### Stated problem
Retype exactly the lines from the first one through the line with "dom_y = [(H", including both ends; skip any pictures.

**** Supplied information ****

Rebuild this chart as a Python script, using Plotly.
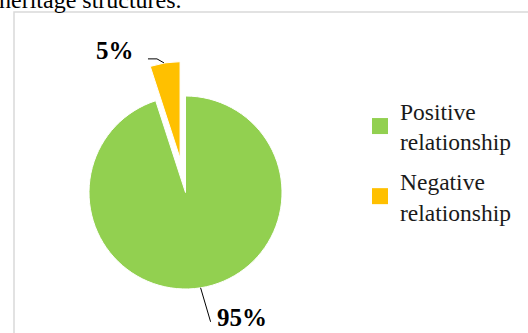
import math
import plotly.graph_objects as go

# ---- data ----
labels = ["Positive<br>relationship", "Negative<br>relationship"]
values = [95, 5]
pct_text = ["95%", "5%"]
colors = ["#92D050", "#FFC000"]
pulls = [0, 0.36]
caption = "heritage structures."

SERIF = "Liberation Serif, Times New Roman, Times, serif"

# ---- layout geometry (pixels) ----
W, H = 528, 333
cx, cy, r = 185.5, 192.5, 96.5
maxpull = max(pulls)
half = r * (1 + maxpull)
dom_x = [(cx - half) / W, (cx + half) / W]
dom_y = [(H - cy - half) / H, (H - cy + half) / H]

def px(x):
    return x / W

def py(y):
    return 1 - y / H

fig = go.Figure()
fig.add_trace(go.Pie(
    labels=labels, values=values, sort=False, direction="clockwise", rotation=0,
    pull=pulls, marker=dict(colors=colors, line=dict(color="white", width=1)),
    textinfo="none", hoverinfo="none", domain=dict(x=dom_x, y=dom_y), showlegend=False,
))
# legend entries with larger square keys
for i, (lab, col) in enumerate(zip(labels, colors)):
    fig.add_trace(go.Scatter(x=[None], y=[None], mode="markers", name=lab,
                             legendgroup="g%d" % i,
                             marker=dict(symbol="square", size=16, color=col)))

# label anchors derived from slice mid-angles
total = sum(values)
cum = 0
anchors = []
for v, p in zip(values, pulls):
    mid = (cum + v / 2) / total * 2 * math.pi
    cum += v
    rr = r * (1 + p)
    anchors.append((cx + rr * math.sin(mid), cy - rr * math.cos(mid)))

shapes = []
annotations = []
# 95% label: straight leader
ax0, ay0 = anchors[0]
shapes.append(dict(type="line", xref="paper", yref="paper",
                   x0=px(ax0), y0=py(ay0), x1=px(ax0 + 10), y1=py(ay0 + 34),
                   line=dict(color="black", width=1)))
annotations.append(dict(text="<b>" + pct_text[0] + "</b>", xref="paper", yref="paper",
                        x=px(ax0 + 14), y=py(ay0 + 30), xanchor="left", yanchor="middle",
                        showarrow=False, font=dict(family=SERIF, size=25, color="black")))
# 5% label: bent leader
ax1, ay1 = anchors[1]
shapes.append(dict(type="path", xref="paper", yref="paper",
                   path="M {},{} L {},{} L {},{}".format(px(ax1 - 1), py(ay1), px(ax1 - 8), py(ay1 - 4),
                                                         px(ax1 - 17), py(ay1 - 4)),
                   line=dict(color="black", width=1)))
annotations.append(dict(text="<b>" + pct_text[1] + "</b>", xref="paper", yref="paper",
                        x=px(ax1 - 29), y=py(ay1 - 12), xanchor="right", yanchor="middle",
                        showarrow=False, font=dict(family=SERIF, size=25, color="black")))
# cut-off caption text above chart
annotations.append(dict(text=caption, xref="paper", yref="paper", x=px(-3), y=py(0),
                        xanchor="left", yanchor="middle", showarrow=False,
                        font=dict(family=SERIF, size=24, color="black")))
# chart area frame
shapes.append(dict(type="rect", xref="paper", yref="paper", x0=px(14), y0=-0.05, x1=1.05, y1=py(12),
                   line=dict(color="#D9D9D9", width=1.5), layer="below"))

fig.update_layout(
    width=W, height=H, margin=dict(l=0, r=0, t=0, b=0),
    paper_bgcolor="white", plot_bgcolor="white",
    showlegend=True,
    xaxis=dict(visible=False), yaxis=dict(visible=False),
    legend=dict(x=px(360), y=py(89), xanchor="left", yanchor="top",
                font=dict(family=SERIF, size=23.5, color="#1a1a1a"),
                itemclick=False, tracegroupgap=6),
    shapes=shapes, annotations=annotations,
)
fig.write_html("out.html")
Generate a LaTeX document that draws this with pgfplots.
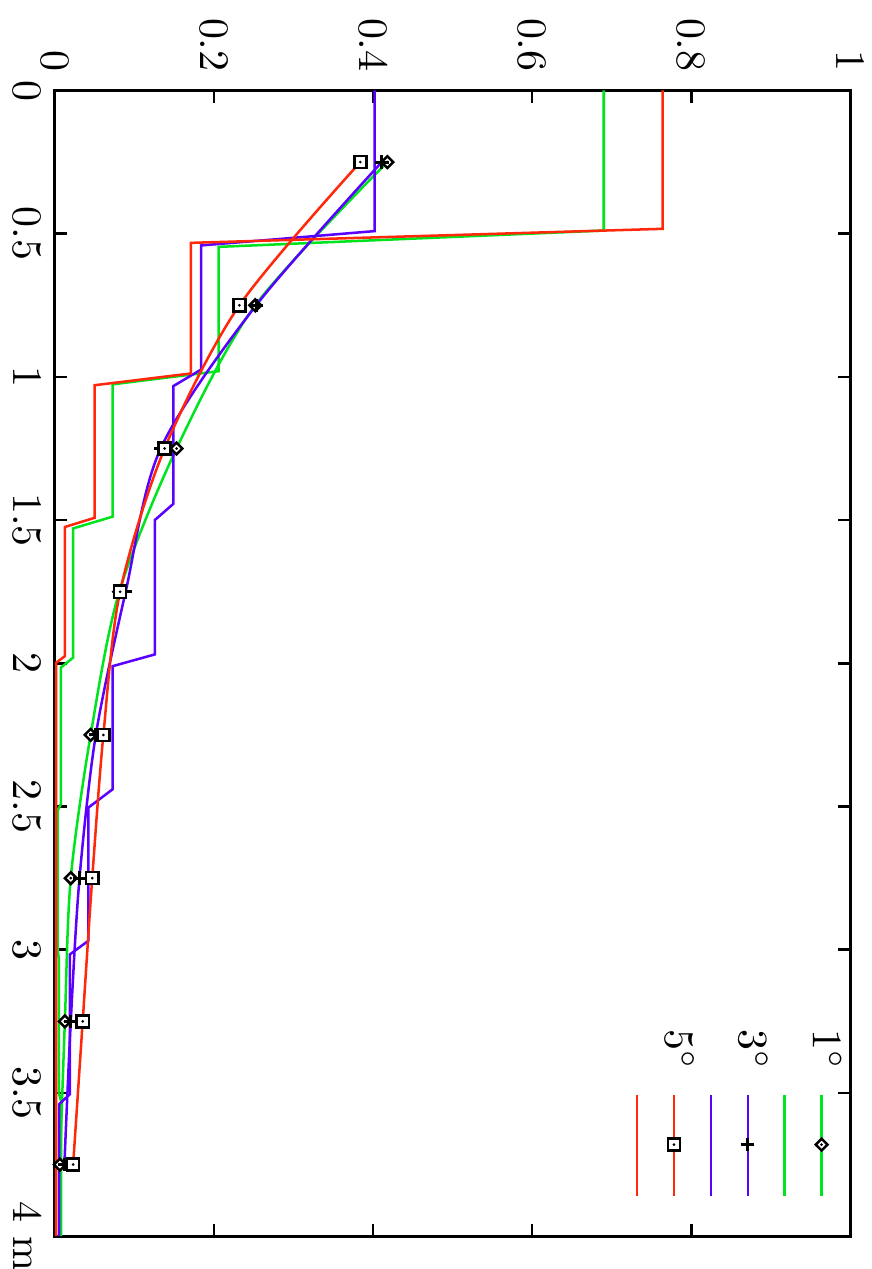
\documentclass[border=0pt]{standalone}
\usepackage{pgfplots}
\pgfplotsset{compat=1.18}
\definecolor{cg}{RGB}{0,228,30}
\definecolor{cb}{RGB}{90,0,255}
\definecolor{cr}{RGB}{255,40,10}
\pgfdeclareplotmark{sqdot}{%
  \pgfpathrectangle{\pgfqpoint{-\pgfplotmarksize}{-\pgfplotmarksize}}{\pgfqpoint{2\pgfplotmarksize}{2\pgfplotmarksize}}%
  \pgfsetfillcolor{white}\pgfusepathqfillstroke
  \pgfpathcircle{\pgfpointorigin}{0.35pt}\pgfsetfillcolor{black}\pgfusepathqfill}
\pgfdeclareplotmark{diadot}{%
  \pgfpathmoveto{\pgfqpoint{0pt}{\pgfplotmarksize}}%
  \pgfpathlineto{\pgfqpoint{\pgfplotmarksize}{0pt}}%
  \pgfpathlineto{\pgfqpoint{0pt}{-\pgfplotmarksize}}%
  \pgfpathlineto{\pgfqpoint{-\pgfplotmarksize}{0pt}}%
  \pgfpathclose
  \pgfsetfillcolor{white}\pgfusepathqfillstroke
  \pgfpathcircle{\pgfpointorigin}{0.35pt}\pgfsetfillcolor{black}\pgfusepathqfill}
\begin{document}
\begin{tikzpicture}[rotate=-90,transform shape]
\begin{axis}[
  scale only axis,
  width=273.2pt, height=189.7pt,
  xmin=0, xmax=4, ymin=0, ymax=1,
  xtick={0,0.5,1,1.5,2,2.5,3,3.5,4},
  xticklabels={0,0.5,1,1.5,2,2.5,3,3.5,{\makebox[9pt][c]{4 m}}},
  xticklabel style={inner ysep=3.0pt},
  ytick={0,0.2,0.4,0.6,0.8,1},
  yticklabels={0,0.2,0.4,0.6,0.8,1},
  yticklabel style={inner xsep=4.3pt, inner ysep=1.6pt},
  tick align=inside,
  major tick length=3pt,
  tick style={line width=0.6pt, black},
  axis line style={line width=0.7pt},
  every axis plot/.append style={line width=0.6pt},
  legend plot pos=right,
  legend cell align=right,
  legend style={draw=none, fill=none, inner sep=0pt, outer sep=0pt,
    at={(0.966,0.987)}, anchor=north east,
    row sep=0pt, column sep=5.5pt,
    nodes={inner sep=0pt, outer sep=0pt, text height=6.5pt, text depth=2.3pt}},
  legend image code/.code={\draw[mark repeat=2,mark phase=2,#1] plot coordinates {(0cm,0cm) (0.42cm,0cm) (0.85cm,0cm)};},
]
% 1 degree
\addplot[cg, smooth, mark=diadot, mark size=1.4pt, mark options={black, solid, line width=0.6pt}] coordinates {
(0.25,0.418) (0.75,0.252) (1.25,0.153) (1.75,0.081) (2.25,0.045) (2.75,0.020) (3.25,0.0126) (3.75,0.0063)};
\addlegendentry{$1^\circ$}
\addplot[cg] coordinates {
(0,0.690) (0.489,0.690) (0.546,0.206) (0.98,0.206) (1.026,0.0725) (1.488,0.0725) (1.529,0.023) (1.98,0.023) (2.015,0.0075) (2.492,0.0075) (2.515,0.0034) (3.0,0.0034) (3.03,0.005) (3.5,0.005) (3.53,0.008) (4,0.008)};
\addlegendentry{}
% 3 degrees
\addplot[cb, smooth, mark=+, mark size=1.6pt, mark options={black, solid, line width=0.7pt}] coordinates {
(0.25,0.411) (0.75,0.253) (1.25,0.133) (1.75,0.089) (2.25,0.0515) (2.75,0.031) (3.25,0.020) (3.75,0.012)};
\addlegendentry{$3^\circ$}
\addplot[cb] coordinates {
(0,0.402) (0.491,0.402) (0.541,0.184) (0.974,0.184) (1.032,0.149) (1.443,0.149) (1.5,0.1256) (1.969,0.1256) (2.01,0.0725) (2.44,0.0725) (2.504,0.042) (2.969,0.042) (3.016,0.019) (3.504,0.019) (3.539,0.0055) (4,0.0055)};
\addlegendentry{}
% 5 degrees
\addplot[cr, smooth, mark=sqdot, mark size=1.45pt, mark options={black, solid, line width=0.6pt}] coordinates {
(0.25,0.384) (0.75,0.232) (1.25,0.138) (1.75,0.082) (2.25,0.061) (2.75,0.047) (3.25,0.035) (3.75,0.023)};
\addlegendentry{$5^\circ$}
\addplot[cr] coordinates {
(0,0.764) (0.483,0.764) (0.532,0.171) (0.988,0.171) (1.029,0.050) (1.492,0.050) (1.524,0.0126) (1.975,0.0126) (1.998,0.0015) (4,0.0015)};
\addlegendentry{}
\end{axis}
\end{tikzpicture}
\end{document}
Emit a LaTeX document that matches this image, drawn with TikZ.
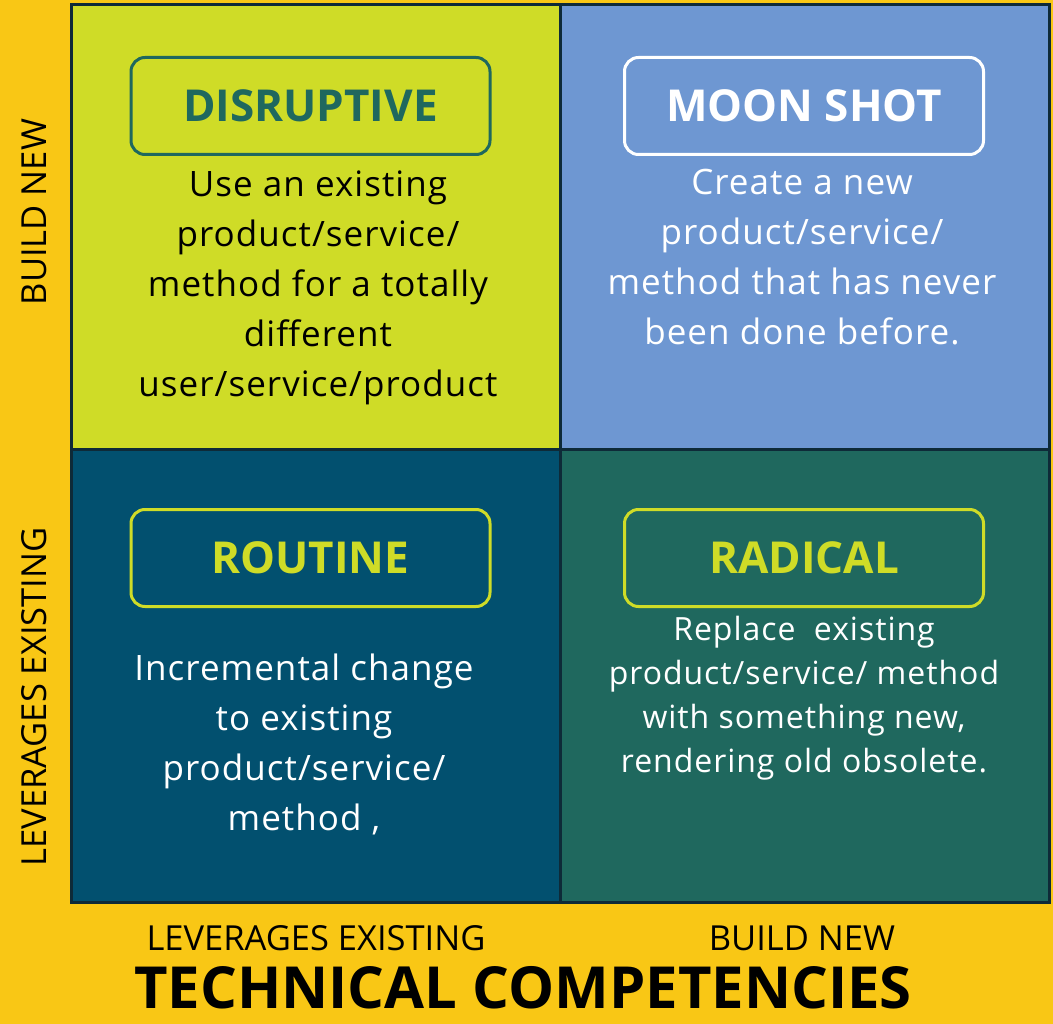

****

### Result for this exercise
Rebuild this chart as a Python script, using Plotly.
import math
import plotly.graph_objects as go

# ---- data ----
labels = ["Positive<br>relationship", "Negative<br>relationship"]
values = [95, 5]
pct_text = ["95%", "5%"]
colors = ["#92D050", "#FFC000"]
pulls = [0, 0.36]
caption = "heritage structures."

SERIF = "Liberation Serif, Times New Roman, Times, serif"

# ---- layout geometry (pixels) ----
W, H = 528, 333
cx, cy, r = 185.5, 192.5, 96.5
maxpull = max(pulls)
half = r * (1 + maxpull)
dom_x = [(cx - half) / W, (cx + half) / W]
dom_y = [(H - cy - half) / H, (H - cy + half) / H]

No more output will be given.